Blows to Hezbollah open door to advances by region’s toilers

By Seth Galinsky
October 14, 2024

Hezbollah’s actions have earned it the hatred of millions across the Middle East.

The reactionary group has never had majority support in Lebanon, and many still fear violent reprisals if they speak out against Hezbollah. Israel’s victories are an aid to working people looking to get the boot of Hezbollah, Hamas and Tehran off their necks. More are speaking out.

At the urging of the Iranian rulers, Hassan Nasrallah sent 7,000 Hezbollah thugs to Syria to crush the 2011 popular uprising against Bashar al-Assad and prop up his dictatorship. More than 300,000 civilians died in the course of the 10-year-long war, many at the hands of Hezbollah.

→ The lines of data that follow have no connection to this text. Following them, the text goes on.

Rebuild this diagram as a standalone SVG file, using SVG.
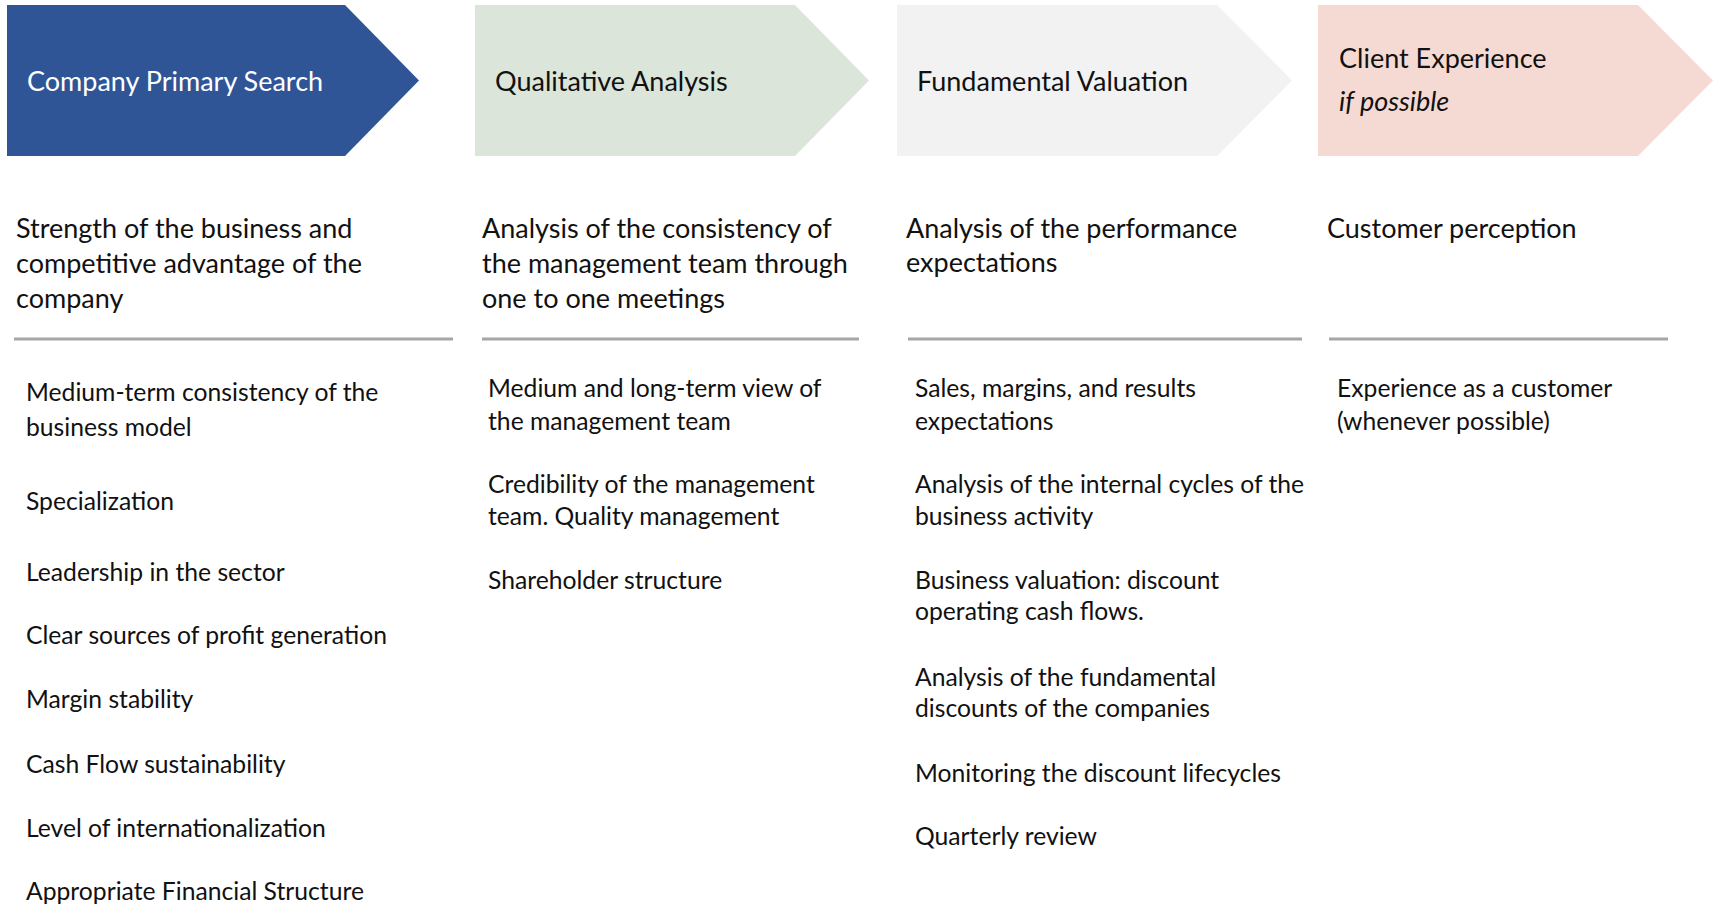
<svg xmlns="http://www.w3.org/2000/svg" width="1717" height="905" viewBox="0 0 1717 905">
<style>
text{font-family:Lato,"Liberation Sans",sans-serif;fill:#111}
.hd{font-size:27px}
.ds{font-size:27px}
.it{font-size:24.7px}
.sep{stroke:#a6a6a6;stroke-width:3}
</style>
<rect width="1717" height="905" fill="#fff"/>
<g id="stage-1">
<polygon points="7,5 345,5 419,80.5 345,156 7,156" fill="#2F5597"/>
<text class="hd" x="27" y="91" style="fill:#fff">Company Primary Search</text>
</g>
<g id="stage-2">
<polygon points="475,5 795,5 869,80.5 795,156 475,156" fill="#DBE5DA"/>
<text class="hd" x="495" y="91">Qualitative Analysis</text>
</g>
<g id="stage-3">
<polygon points="897,5 1217,5 1292,80.5 1217,156 897,156" fill="#F2F2F2"/>
<text class="hd" x="917" y="91">Fundamental Valuation</text>
</g>
<g id="stage-4">
<polygon points="1318,5 1638,5 1713,80.5 1638,156 1318,156" fill="#F5DAD3"/>
<text class="hd" x="1339" y="68">Client Experience</text>
<text class="hd" x="1339" y="111" font-style="italic">if possible</text>
</g>
<g id="connectors"></g>
<g id="column-1">
<text class="ds" x="16" y="238">Strength of the business and</text>
<text class="ds" x="16" y="273">competitive advantage of the</text>
<text class="ds" x="16" y="308">company</text>
<line class="sep" x1="14" y1="339" x2="453" y2="339"/>
<text class="it" x="26" y="401">Medium-term consistency of the</text>
<text class="it" x="26" y="436">business model</text>
<text class="it" x="26" y="510">Specialization</text>
<text class="it" x="26" y="581">Leadership in the sector</text>
<text class="it" x="26" y="644">Clear sources of profit generation</text>
<text class="it" x="26" y="708">Margin stability</text>
<text class="it" x="26" y="773">Cash Flow sustainability</text>
<text class="it" x="26" y="837">Level of internationalization</text>
<text class="it" x="26" y="900">Appropriate Financial Structure</text>
</g>
<g id="column-2">
<text class="ds" x="482" y="238">Analysis of the consistency of</text>
<text class="ds" x="482" y="273">the management team through</text>
<text class="ds" x="482" y="308">one to one meetings</text>
<line class="sep" x1="482" y1="339" x2="859" y2="339"/>
<text class="it" x="488" y="397">Medium and long-term view of</text>
<text class="it" x="488" y="430">the management team</text>
<text class="it" x="488" y="493">Credibility of the management</text>
<text class="it" x="488" y="525">team. Quality management</text>
<text class="it" x="488" y="589">Shareholder structure</text>
</g>
<g id="column-3">
<text class="ds" x="906" y="238">Analysis of the performance</text>
<text class="ds" x="906" y="272">expectations</text>
<line class="sep" x1="908" y1="339" x2="1302" y2="339"/>
<text class="it" x="915" y="397">Sales, margins, and results</text>
<text class="it" x="915" y="430">expectations</text>
<text class="it" x="915" y="493">Analysis of the internal cycles of the</text>
<text class="it" x="915" y="525">business activity</text>
<text class="it" x="915" y="589">Business valuation: discount</text>
<text class="it" x="915" y="620">operating cash flows.</text>
<text class="it" x="915" y="686">Analysis of the fundamental</text>
<text class="it" x="915" y="717">discounts of the companies</text>
<text class="it" x="915" y="782">Monitoring the discount lifecycles</text>
<text class="it" x="915" y="845">Quarterly review</text>
</g>
<g id="column-4">
<text class="ds" x="1327" y="238">Customer perception</text>
<line class="sep" x1="1329" y1="339" x2="1668" y2="339"/>
<text class="it" x="1337" y="397">Experience as a customer</text>
<text class="it" x="1337" y="430">(whenever possible)</text>
</g>
</svg>
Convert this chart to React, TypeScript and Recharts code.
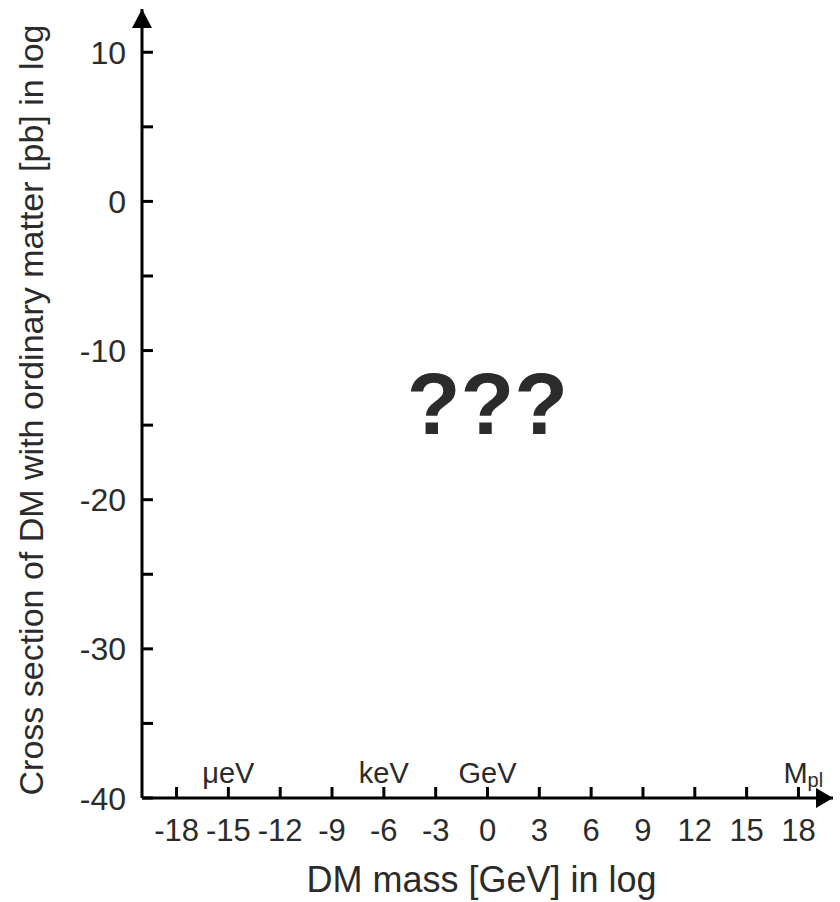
import React from 'react';
import { ComposedChart, XAxis, YAxis, Scatter, ReferenceDot, Label } from 'recharts';

const xTicks = [-18, -15, -12, -9, -6, -3, 0, 3, 6, 9, 12, 15, 18];
const yTicks = [-40, -35, -30, -25, -20, -15, -10, -5, 0, 5, 10];
const yLabelled = [-40, -30, -20, -10, 0, 10];
const unitMarks = [
  { x: -15, y: -40, name: 'μeV' },
  { x: -6, y: -40, name: 'keV' },
  { x: 0, y: -40, name: 'GeV' },
  { x: 18, y: -40, name: 'M', sub: 'pl' },
];
const xDomain = [-20, 20];
const yDomain = [-40, 12.9];

const FONT = '"Liberation Sans", Arial, Helvetica, sans-serif';
const TEXT = '#2b2b2b';

const XTick = ({ x, y, payload }: any) => (
  <g>
    <line x1={x} x2={x} y1={y} y2={y - 11} stroke="#000" strokeWidth={3} />
    <text x={x} y={y + 43} textAnchor="middle" fontSize={31} fill={TEXT} fontFamily={FONT}>
      {payload.value}
    </text>
  </g>
);

const YTick = ({ x, y, payload }: any) => (
  <g>
    <line x1={x} x2={x + 11} y1={y} y2={y} stroke="#000" strokeWidth={3} />
    {yLabelled.includes(payload.value) && (
      <text x={x - 16} y={y} dy="0.36em" textAnchor="end" fontSize={32} fill={TEXT} fontFamily={FONT}>
        {payload.value}
      </text>
    )}
  </g>
);

const UnitMark = ({ cx, cy, payload }: any) => {
  if (payload.sub) {
    return (
      <text x={cx - 15} y={cy - 15} fontSize={29} fill={TEXT} fontFamily={FONT}>
        {payload.name}
        <tspan fontSize={20} dy={4}>{payload.sub}</tspan>
      </text>
    );
  }
  return (
    <text x={cx} y={cy - 15} textAnchor="middle" fontSize={29} fill={TEXT} fontFamily={FONT}>
      {payload.name}
    </text>
  );
};

const ArrowRight = ({ cx, cy }: any) => (
  <polygon points={`${cx},${cy} ${cx - 17},${cy - 10} ${cx - 17},${cy + 10}`} fill="#000" />
);

const ArrowUp = ({ cx, cy }: any) => (
  <polygon points={`${cx},${cy} ${cx - 10},${cy + 19} ${cx + 10},${cy + 19}`} fill="#000" />
);

const Question = ({ cx, cy }: any) => (
  <text x={cx} y={cy} dy="0.36em" textAnchor="middle" fontSize={88} fontWeight="bold" fill={TEXT} fontFamily={FONT}>
    ???
  </text>
);

export default function App() {
  return (
    <div style={{ position: 'absolute', left: 0, top: 0, background: '#fff' }}>
      <ComposedChart width={840} height={902} margin={{ top: 9, right: 7, bottom: 0, left: 0 }}>
        <XAxis
          type="number"
          dataKey="x"
          domain={xDomain}
          ticks={xTicks}
          interval={0}
          height={104}
          tickSize={0}
          tickMargin={0}
          tickLine={false}
          tick={<XTick />}
          axisLine={{ stroke: '#000', strokeWidth: 3 }}
          allowDataOverflow
        >
          <Label
            value="DM mass [GeV] in log"
            position="insideBottom"
            offset={10}
            dx={-6}
            fontSize={36}
            fill={TEXT}
            fontFamily={FONT}
          />
        </XAxis>
        <YAxis
          type="number"
          dataKey="y"
          domain={yDomain}
          ticks={yTicks}
          interval={0}
          width={142}
          tickSize={0}
          tickMargin={0}
          tickLine={false}
          tick={<YTick />}
          axisLine={{ stroke: '#000', strokeWidth: 3 }}
          allowDataOverflow
        >
          <Label
            content={() => (
              <text
                x={43}
                y={410}
                transform="rotate(-90 43 410)"
                textAnchor="middle"
                fontSize={34}
                fill={TEXT}
                fontFamily={FONT}
              >
                Cross section of DM with ordinary matter [pb] in log
              </text>
            )}
          />
        </YAxis>
        <Scatter data={unitMarks} dataKey="y" shape={<UnitMark />} isAnimationActive={false} />
        <ReferenceDot x={xDomain[1]} y={yDomain[0]} r={0} shape={<ArrowRight />} ifOverflow="visible" />
        <ReferenceDot x={xDomain[0]} y={yDomain[1]} r={0} shape={<ArrowUp />} ifOverflow="visible" />
        <ReferenceDot x={0} y={-13.5} r={0} shape={<Question />} ifOverflow="visible" />
      </ComposedChart>
    </div>
  );
}
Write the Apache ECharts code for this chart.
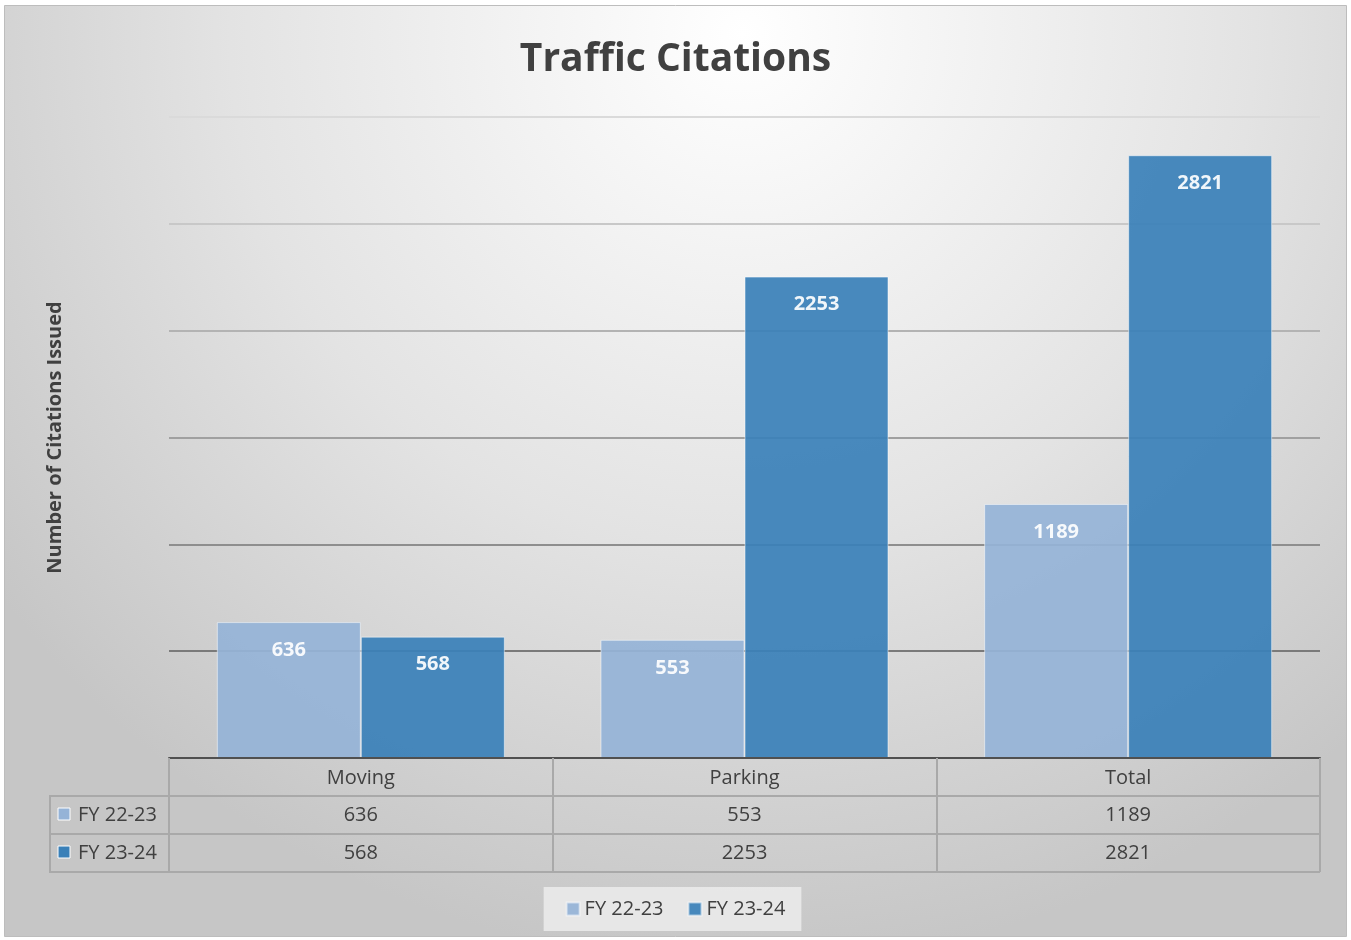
<!DOCTYPE html>
<html>
<head>
<meta charset="utf-8">
<script src="https://cdn.jsdelivr.net/npm/echarts@6/dist/echarts.min.js"></script>
<style>
html,body{margin:0;padding:0;background:#fff;}
#c{width:1351px;height:940px;}
</style>
</head>
<body>
<div id="c"></div>
<script>
const categories = ['Moving', 'Parking', 'Total'];
const seriesNames = ['FY 22-23', 'FY 23-24'];
const fy2223 = [636, 553, 1189];
const fy2324 = [568, 2253, 2821];
const seriesColors = ['#95b3d7', '#3a80b8'];

const FONT = '"Open Sans", "Noto Sans", sans-serif';
const TXT = '#404040';
const TABLE_LINE = '#a9a9a9';

const chart = echarts.init(document.getElementById('c'), null, {renderer: 'canvas'});

function tableAxis(data, offset) {
  return {
    type: 'category',
    data: data.map(String),
    position: 'bottom',
    offset: offset,
    axisLine: {show: true, lineStyle: {color: TABLE_LINE, width: 2}},
    axisTick: {show: true, length: 38, lineStyle: {color: TABLE_LINE, width: 2}},
    axisLabel: {show: true, margin: 9, fontSize: 20, color: TXT, fontFamily: FONT},
    splitLine: {show: false}
  };
}

const labelStyle = {show: true, position: 'insideTop', distance: 18, fontSize: 20, fontWeight: 'bold', color: '#ffffff', fontFamily: FONT};

const option = {
  animation: false,
  backgroundColor: '#ffffff',
  title: {
    text: 'Traffic Citations',
    left: 'center',
    top: 35,
    textStyle: {fontSize: 39, fontWeight: 'bold', color: TXT, fontFamily: FONT}
  },
  legend: {
    data: seriesNames,
    bottom: 9,
    left: 'center',
    backgroundColor: 'rgba(236,236,236,0.85)',
    padding: [12, 16, 12, 22],
    itemWidth: 13,
    itemHeight: 13,
    itemGap: 24,
    icon: 'rect',
    textStyle: {fontSize: 20, color: TXT, fontFamily: FONT}
  },
  grid: {left: 169, right: 31, top: 117, bottom: 182, containLabel: false},
  xAxis: [
    {
      type: 'category',
      data: categories,
      axisLine: {show: true, lineStyle: {color: '#505050', width: 2}},
      axisTick: {show: true, length: 38, lineStyle: {color: TABLE_LINE, width: 2}},
      axisLabel: {margin: 10, fontSize: 20, color: TXT, fontFamily: FONT},
      z: 5
    },
    tableAxis(fy2223, 38),
    tableAxis(fy2324, 76)
  ],
  yAxis: {
    type: 'value',
    min: 0,
    max: 3000,
    interval: 500,
    name: 'Number of Citations Issued',
    nameLocation: 'middle',
    nameGap: 104,
    nameTextStyle: {fontSize: 20, fontWeight: 'bold', color: TXT, fontFamily: FONT},
    axisLine: {show: false},
    axisTick: {show: false},
    axisLabel: {show: false},
    splitLine: {
      show: true,
      lineStyle: {
        width: 2,
        color: ['#505050', '#7a7a7a', '#8e8e8e', '#a0a0a0', '#b3b3b3', '#c8c8c8', '#dadada']
      }
    }
  },
  series: [
    {
      name: seriesNames[0],
      type: 'bar',
      data: fy2223,
      barWidth: 144,
      barGap: '0%',
      itemStyle: {color: seriesColors[0], opacity: 0.92, borderColor: 'rgba(255,255,255,0.55)', borderWidth: 1},
      label: labelStyle
    },
    {
      name: seriesNames[1],
      type: 'bar',
      data: fy2324,
      barWidth: 144,
      barGap: '0%',
      itemStyle: {color: seriesColors[1], opacity: 0.92, borderColor: 'rgba(255,255,255,0.55)', borderWidth: 1},
      label: labelStyle
    }
  ],
  graphic: [
    {
      type: 'rect',
      z: -100,
      silent: true,
      shape: {x: 4.5, y: 5.5, width: 1342, height: 931},
      style: {
        fill: new echarts.graphic.RadialGradient(0.55, 0.03, 1.0, [
          {offset: 0, color: '#ffffff'},
          {offset: 0.55, color: '#e3e3e3'},
          {offset: 1, color: '#c6c6c6'}
        ]),
        stroke: '#bdbdbd',
        lineWidth: 1
      }
    },
    {
      type: 'rect', z: 10, silent: true,
      shape: {x: 50, y: 796, width: 119, height: 76},
      style: {fill: 'none', stroke: TABLE_LINE, lineWidth: 2}
    },
    {
      type: 'line', z: 10, silent: true,
      shape: {x1: 50, y1: 834, x2: 169, y2: 834},
      style: {stroke: TABLE_LINE, lineWidth: 2}
    },
    {
      type: 'line', z: 10, silent: true,
      shape: {x1: 169, y1: 872, x2: 1320, y2: 872},
      style: {stroke: TABLE_LINE, lineWidth: 2}
    },
    {
      type: 'rect', z: 10, silent: true,
      shape: {x: 58, y: 808, width: 12, height: 12},
      style: {fill: seriesColors[0], stroke: '#ffffff', lineWidth: 1}
    },
    {
      type: 'rect', z: 10, silent: true,
      shape: {x: 58, y: 846, width: 12, height: 12},
      style: {fill: seriesColors[1], stroke: '#ffffff', lineWidth: 1}
    },
    {
      type: 'text', z: 10, silent: true,
      x: 78, y: 815,
      style: {text: seriesNames[0], fontSize: 20, fill: TXT, fontFamily: FONT, verticalAlign: 'middle'}
    },
    {
      type: 'text', z: 10, silent: true,
      x: 78, y: 853,
      style: {text: seriesNames[1], fontSize: 20, fill: TXT, fontFamily: FONT, verticalAlign: 'middle'}
    }
  ]
};

chart.setOption(option);
</script>
</body>
</html>
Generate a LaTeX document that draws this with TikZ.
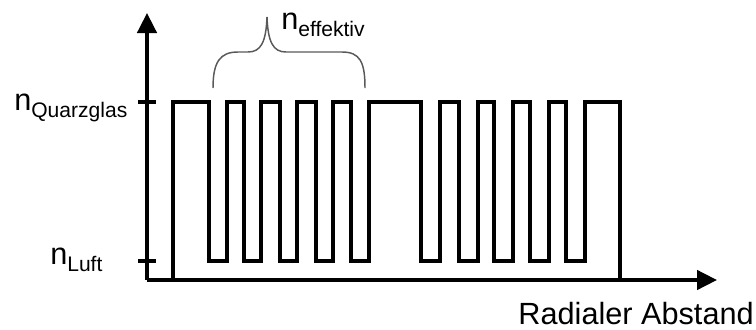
\documentclass[tikz,border=0pt]{standalone}
\usepackage{fontspec}
\setmainfont{Liberation Sans}
\usetikzlibrary{arrows.meta}
\newcommand{\nsub}[1]{n\raisebox{-5.25pt}{\fontsize{15.8}{19}\selectfont #1}}
\tikzset{
  axis/.style={line width=2.6pt, -{Triangle[length=15pt,width=14.5pt]}},
  tickline/.style={line width=2.6pt},
  signal/.style={line width=2.3pt, line join=miter},
  bracestyle/.style={line width=1.1pt, draw=black!65},
  lbl/.style={inner sep=0pt, font=\fontsize{23}{27}\selectfont},
}
\begin{document}
\begin{tikzpicture}[x=0.75pt,y=-0.75pt]
\useasboundingbox (0,0) rectangle (756,329);
% axes
\coordinate (O) at (147,280);
\coordinate (ytip) at (147,13);
\coordinate (xtip) at (717,280);
\draw[axis] (O) -- (ytip);
\draw[axis] (O) -- (xtip);
% ticks
\coordinate (tq1) at (138,102); \coordinate (tq2) at (156,102);
\coordinate (tl1) at (138,261); \coordinate (tl2) at (156,261);
\draw[tickline] (tq1) -- (tq2);
\draw[tickline] (tl1) -- (tl2);
% signal
\def\hi{102}\def\lo{261}
\draw[signal] (173,280) -- (173,\hi) -- (209,\hi) -- (209,\lo)
  -- (227,\lo) -- (227,\hi) -- (244,\hi) -- (244,\lo)
  -- (261,\lo) -- (261,\hi) -- (280,\hi) -- (280,\lo)
  -- (297,\lo) -- (297,\hi) -- (316,\hi) -- (316,\lo)
  -- (333,\lo) -- (333,\hi) -- (351,\hi) -- (351,\lo)
  -- (369,\lo) -- (369,\hi) -- (421,\hi) -- (421,\lo)
  -- (440,\lo) -- (440,\hi) -- (459,\hi) -- (459,\lo)
  -- (478,\lo) -- (478,\hi) -- (494,\hi) -- (494,\lo)
  -- (513,\lo) -- (513,\hi) -- (530,\hi) -- (530,\lo)
  -- (549,\lo) -- (549,\hi) -- (566,\hi) -- (566,\lo)
  -- (585,\lo) -- (585,\hi) -- (620,\hi) -- (620,280);
% brace
\draw[bracestyle] (213,88) .. controls (213,62) and (220,52) .. (238,52)
  -- (248,52) .. controls (261,52) and (266,42) .. (267,17)
  .. controls (268,42) and (273,52) .. (286,52)
  -- (342,52) .. controls (360,52) and (365,62) .. (365,88);
% labels
\node[lbl, anchor=base west] (neff) at (281,29) {\nsub{effektiv}};
\node[lbl, anchor=base west] (nq) at (14,110) {\nsub{Quarzglas}};
\node[lbl, anchor=base west] (nl) at (50,264) {\nsub{Luft}};
\node[lbl, anchor=base east] (xl) at (754,324) {Radialer Abstand};
\end{tikzpicture}
\end{document}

Thousands of Syrians in Idlib, Azaz and other cities still under the control of Assad’s bourgeois opponents celebrated the death of Nasrallah, marching through the streets and passing out sweets. There was also a large action in Daraa, which is still under Assad’s control.

Hezbollah is widely reviled in Iran by working people and oppressed nationalities. When hundreds of thousands took to the streets across Iran in 2022 after the death of Zhina Amini, following her arrest by the hated “morality police,” Nasrallah claimed the protests were “provocations” orchestrated by Washington and Saudi Arabia.

The attempts by the Iranian regime to whip up support for its war moves are not going well. Mehdi Chamran, the head of Tehran’s city council, complained to the press Oct. 1 that there are people satisfied with the blows Hezbollah is suffering in Lebanon. He called for these people to “be drowned in the sea like the Pharaoh.”

The Progressive Students Organization at the University of Isfahan Oct. 1 noted the widespread opposition to Hezbollah. The “wartime atmosphere, which should have caused people to temporarily step back from their demands and protests over the miserable economic conditions, has had no effect,” it wrote. Instead they “have maintained their protests and strikes” with over 30 labor actions in the three days after Nasrallah’s death.

Oil workers have been holding weekly protests for months. And the Coordinating Council of Nurses’ Protests announced Oct. 2 plans for nationwide actions Oct. 6. “We will no longer allow our future to be toyed with,” the group said, “reducing us to slavery.”

On Sept. 30 Netanyahu released a video with Farsi subtitles directed to the people of Iran.

“Every day you see a regime that subjugates you, makes fiery speeches about defending Lebanon, defending Gaza. Yet every day that regime plunges our region deeper into darkness and deeper into war,” he said.

“I know you don’t support the rapists and murderers of Hamas and Hezbollah, but your leaders do.”

“When Iran is finally free,” he said, “everything will be different.”